Daniel L Heck, December 11, 2014, 09:30:09 PM

Perhaps I didn’t communicate clearly enough. I wasn’t building on the biblical testimony here. I was suggesting that human responses to situations where one’s faith is shattered invariably do look like what is described there and so it is reasonable to suppose that something much like it did happen because these are human being we are talking about.


I should have tagged @Jeffrey Koperski sooner! :)

I suppose I’ve been talking about probability in a fuzzily defined way, and I’m glad to have our resident analytic philosopher improve on that.

Returning to the key point about Hume, the arguments our imaginary sceptic keeps deploying here are precisely those of Hume. The argument again and again is that there are other more probable scenarios available and we should always favour the more probable over the less probable. Hume wanted to turn this into a maxim so that miracles were always outside the bounds of credibility. The problem here is that probability on its own is not a sufficient criterion to evaluate a claim by. One should use the criterion of probability in a secondary capacity to judge between claims of equal explanatory power, not as the primary criterion.

I’ll grant that our sceptic is not ruling out the possibility of Jesus’ resurrection a priori, but her use of probability as a primary criterion to evaluate truth claims is functionally equivalent. (As an aside, if she were being consistent in her use of criteria above, she should not have granted that a DaVinci Code-style conspiracy was less likely than that a man came back to life, walked through walls, and then flew away; the conspiracy is highly improbable but still less so than the resurrection.) If probability can outweigh explanatory value as she seems to suggest, then one ought always to choose the most probable scenario even if that doesn’t explain our actual experience well. But that’s absurd. Followed through consistently, it would lead to the conclusion that one ought to expect a homogeneous reality and that one should reject as incredible any experience that disturbed our expectations that actual events will always be the most probable events.

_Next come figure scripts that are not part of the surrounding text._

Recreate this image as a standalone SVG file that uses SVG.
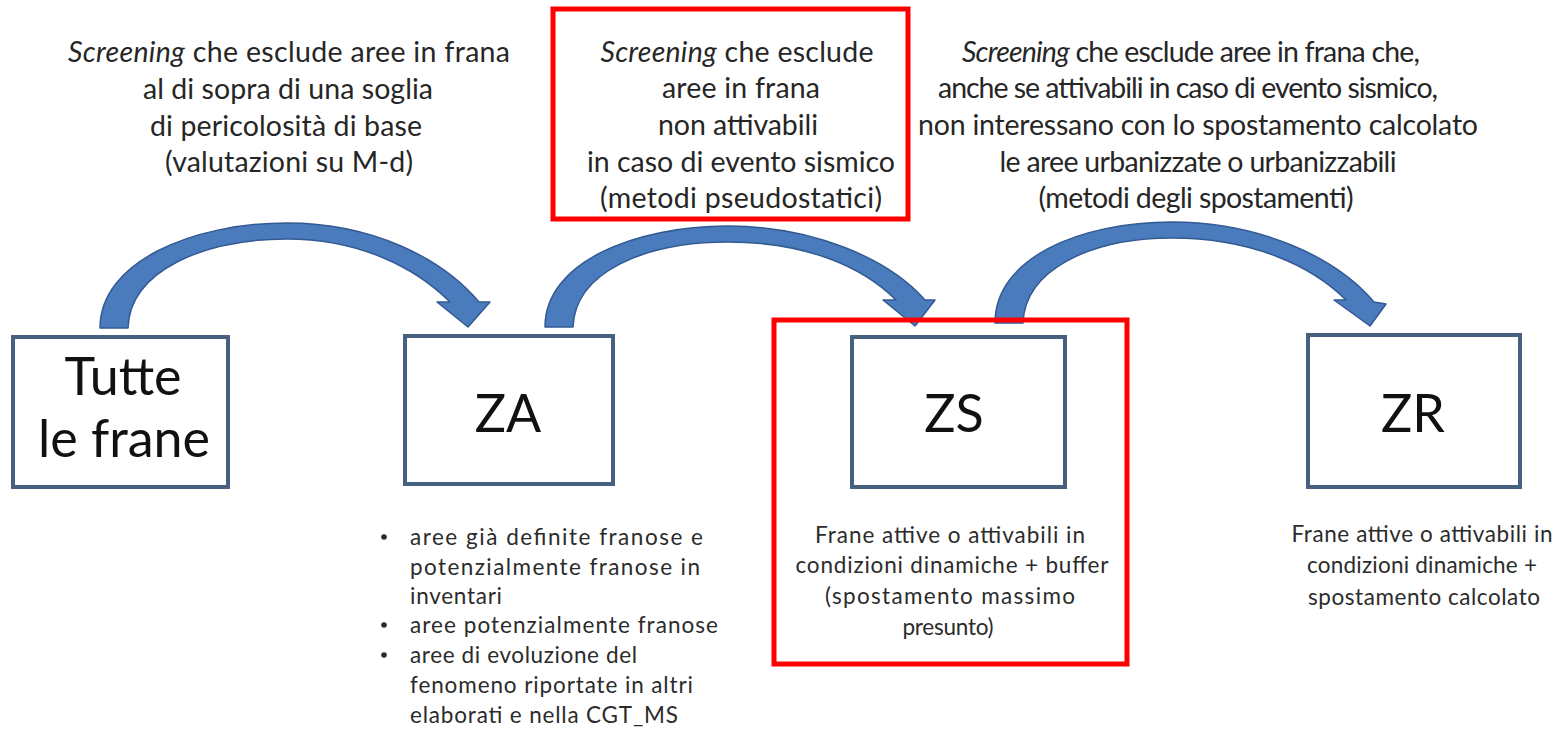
<svg xmlns="http://www.w3.org/2000/svg" width="1560" height="738" viewBox="0 0 1560 738">
<style>
.t{font-family:Lato,"Open Sans","Liberation Sans",sans-serif;fill:#262626;text-anchor:middle}
.top{font-size:28.5px}
.big{font-size:52px;fill:#111}
.small{font-size:22.5px;fill:#2b2b2b}
.lst{font-family:Lato,"Open Sans","Liberation Sans",sans-serif;fill:#2b2b2b;font-size:22.5px}
.box{fill:#fff;stroke:#46607f;stroke-width:4}
.arr{fill:#4a7bbd;stroke:#335a92;stroke-width:1.5;stroke-linejoin:round}
.red{fill:none;stroke:#ff0000;stroke-width:5}
</style>
<rect width="1560" height="738" fill="#fff"/>

<g id="label-1">
<text class="t top" x="289" y="62" textLength="442"><tspan font-style="italic">Screening</tspan> che esclude aree in frana</text>
<text class="t top" x="288" y="99" textLength="290">al di sopra di una soglia</text>
<text class="t top" x="286" y="136" textLength="272">di pericolosità di base</text>
<text class="t top" x="289" y="172" textLength="248">(valutazioni su M-d)</text>
</g>

<g id="label-2">
<rect class="red" x="553" y="9" width="355" height="210"/>
<text class="t top" x="737" y="62" textLength="273"><tspan font-style="italic">Screening</tspan> che esclude</text>
<text class="t top" x="741" y="98" textLength="158">aree in frana</text>
<text class="t top" x="738" y="135" textLength="160">non attivabili</text>
<text class="t top" x="741" y="172" textLength="308">in caso di evento sismico</text>
<text class="t top" x="741" y="208" textLength="282">(metodi pseudostatici)</text>
</g>

<g id="label-3">
<text class="t top" x="1191" y="62" textLength="458"><tspan font-style="italic">Screening</tspan> che esclude aree in frana che,</text>
<text class="t top" x="1188" y="98" textLength="500">anche se attivabili in caso di evento sismico,</text>
<text class="t top" x="1198" y="135" textLength="560">non interessano con lo spostamento calcolato</text>
<text class="t top" x="1198" y="172" textLength="397">le aree urbanizzate o urbanizzabili</text>
<text class="t top" x="1196" y="208" textLength="315">(metodi degli spostamenti)</text>
</g>

<g id="connectors">
<path class="arr" d="M100,328 C100,262 192,223 287,223 C372,223 442,258 479,302 L490,302 L468,327 L437,302 L450,302 C416,268 360,239 287,239 C205,239 130,270 128,328 Z"/>
<path class="arr" d="M545,327 C545,262 635,226 728,226 C812,226 888,258 925,300 L935,300 L915,326 L883,300 L896,300 C862,266 805,242 728,242 C645,242 575,272 573,327 Z"/>
<path class="arr" d="M995,323 C995,258 1080,222 1172,222 C1258,222 1335,256 1374,302 L1386,304 L1370,326 L1334,300 L1346,300 C1312,266 1252,238 1172,238 C1090,238 1025,270 1023,323 Z"/>
</g>

<g id="node-tutte">
<rect class="box" x="13" y="337" width="215" height="150"/>
<text class="t big" x="123" y="395">Tutte</text>
<text class="t big" x="124" y="457">le frane</text>
</g>

<g id="node-za">
<rect class="box" x="405" y="336" width="208" height="148"/>
<text class="t big" x="508" y="432">ZA</text>
<g class="lst">
<circle cx="384" cy="537" r="2.8" fill="#2b2b2b"/>
<circle cx="384" cy="625" r="2.8" fill="#2b2b2b"/>
<circle cx="384" cy="655" r="2.8" fill="#2b2b2b"/>
<text x="410" y="545" textLength="293">aree già definite franose e</text>
<text x="410" y="575" textLength="290">potenzialmente  franose in</text>
<text x="410" y="604" textLength="92">inventari</text>
<text x="410" y="633" textLength="308">aree potenzialmente franose</text>
<text x="410" y="663" textLength="227">aree di evoluzione del</text>
<text x="410" y="693" textLength="283">fenomeno  riportate  in altri</text>
<text x="410" y="723" textLength="268">elaborati e nella CGT_MS</text>
</g>
</g>

<g id="node-zs">
<rect class="red" x="774" y="320" width="353" height="344"/>
<rect class="box" x="852" y="337" width="213" height="150"/>
<text class="t big" x="954" y="432">ZS</text>
<text class="t small" x="950" y="543" textLength="270">Frane attive o attivabili in</text>
<text class="t small" x="952" y="573" textLength="313">condizioni  dinamiche + buffer</text>
<text class="t small" x="950" y="604" textLength="250">(spostamento massimo</text>
<text class="t small" x="948" y="635" textLength="91">presunto)</text>
</g>

<g id="node-zr">
<rect class="box" x="1308" y="335" width="212" height="152"/>
<text class="t big" x="1413" y="432">ZR</text>
<text class="t small" x="1422" y="542" textLength="261">Frane attive o attivabili in</text>
<text class="t small" x="1422" y="573" textLength="230">condizioni  dinamiche +</text>
<text class="t small" x="1424" y="605" textLength="232">spostamento calcolato</text>
</g>
</svg>
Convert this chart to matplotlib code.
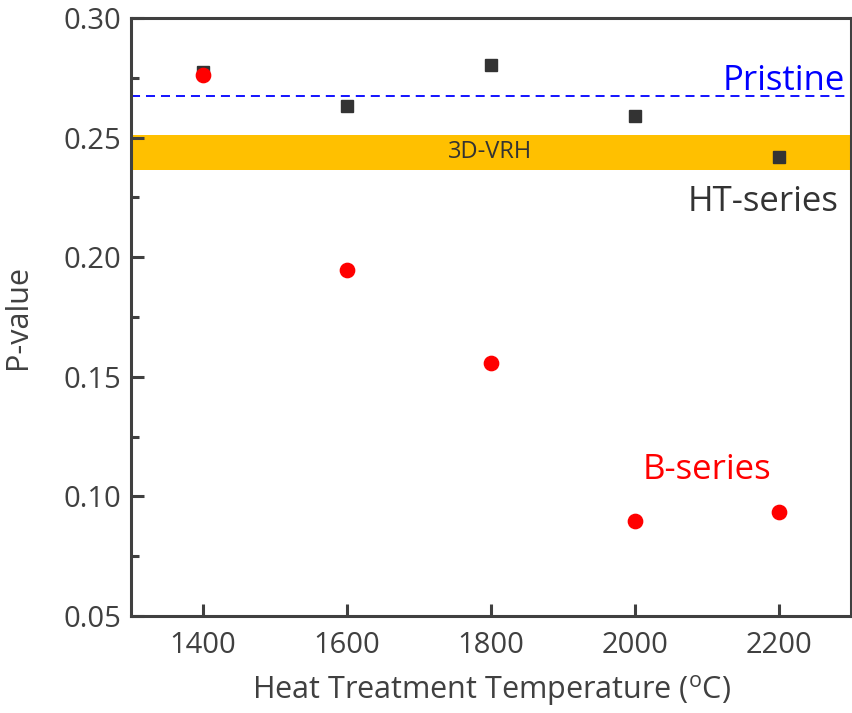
import matplotlib
matplotlib.use("Agg")
import matplotlib.pyplot as plt
from matplotlib.ticker import MultipleLocator, FormatStrFormatter

plt.rcParams['font.family'] = ['Open Sans', 'DejaVu Sans']

temps = [1400, 1600, 1800, 2000, 2200]
ht_series = [0.2774, 0.2632, 0.2804, 0.2589, 0.2419]
b_series = [0.2762, 0.1946, 0.1558, 0.0897, 0.0935]
pristine_p = 0.2674
vrh_band = (0.2365, 0.2511)

ink = '#404040'

fig = plt.figure(figsize=(8.52, 7.13), dpi=100)
ax = fig.add_axes([0.1538, 0.136, 0.845, 0.8388])

ax.axhspan(vrh_band[0], vrh_band[1], color='#FFC000', lw=0, zorder=1)
ax.axhline(pristine_p, color='#0000FF', ls=(0, (5, 3.3)), lw=1.3, zorder=2)

ax.plot(temps, ht_series, 's', color='#333333', ms=9.3, zorder=3, ls='none')
ax.plot(temps, b_series, 'o', color='#FF0000', ms=10.3, zorder=4, ls='none')

ax.set_xlim(1300, 2300)
ax.set_ylim(0.05, 0.30)
ax.xaxis.set_major_locator(MultipleLocator(200))
ax.yaxis.set_major_locator(MultipleLocator(0.05))
ax.yaxis.set_minor_locator(MultipleLocator(0.025))
ax.yaxis.set_major_formatter(FormatStrFormatter('%.2f'))

for s in ax.spines.values():
    s.set_color(ink)
    s.set_linewidth(2.2)

ax.tick_params(axis='both', which='major', direction='in', length=9, width=2.2,
               color=ink, labelcolor=ink, labelsize=21, pad=7)
ax.tick_params(axis='x', which='major', pad=11)
ax.tick_params(axis='y', which='minor', direction='in', length=6, width=2.2, color=ink)
ax.tick_params(top=False, right=False, which='both')

ax.set_xlabel('Heat Treatment Temperature ($^{\\mathregular{o}}$C)', fontsize=22, color=ink, labelpad=9)
ax.set_ylabel('P-value', fontsize=22, color=ink, labelpad=22)

ax.text(2292, 0.2699, 'Pristine', color='#0000FF', fontsize=25, ha='right', va='baseline')
ax.text(2282, 0.2231, 'HT-series', color='#333333', fontsize=25, ha='right', va='center')
ax.text(1798, 0.2438, '3D-VRH', color='#333333', fontsize=17, ha='center', va='center')
ax.text(2100, 0.1112, 'B-series', color='#FF0000', fontsize=25, ha='center', va='center')

fig.savefig('out.png', dpi=100)
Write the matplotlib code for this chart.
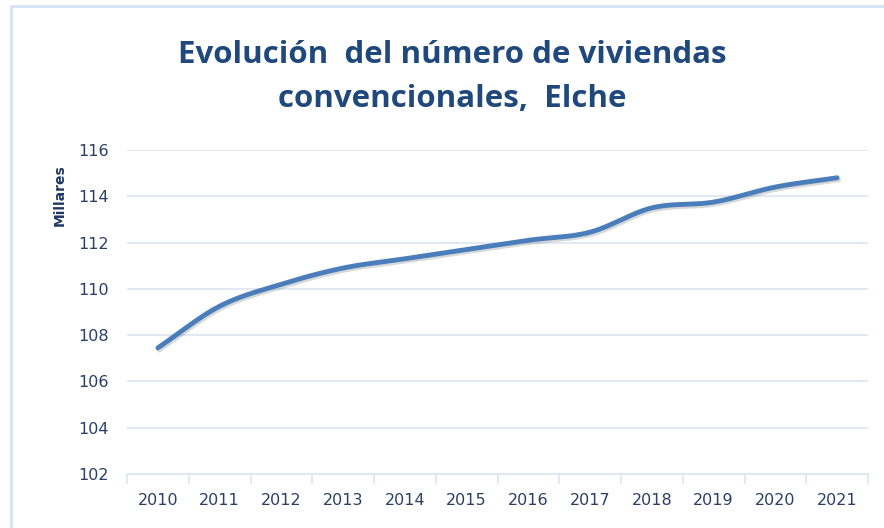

Returning to Wright, my recollection is that somewhere in Resurrection he briefly addresses this subject, just enough to contextualize his own argument as taking place within the assumption that the occurrence of Jesus’ resurrection as a historical event is a valid option not already ruled out by its improbability. Assuming my memory is correct, then it is fair to assume that when Wright makes comments about the relative strengths of the various alternatives, he means them within that context even if he doesn’t spell it out every time. I think his vacillation between caution and confidence can be explained fairly consistently within that context: cautious when facing the fact that a more powerful explanation could appear, confident when arguing that none of the currently available alternatives are so.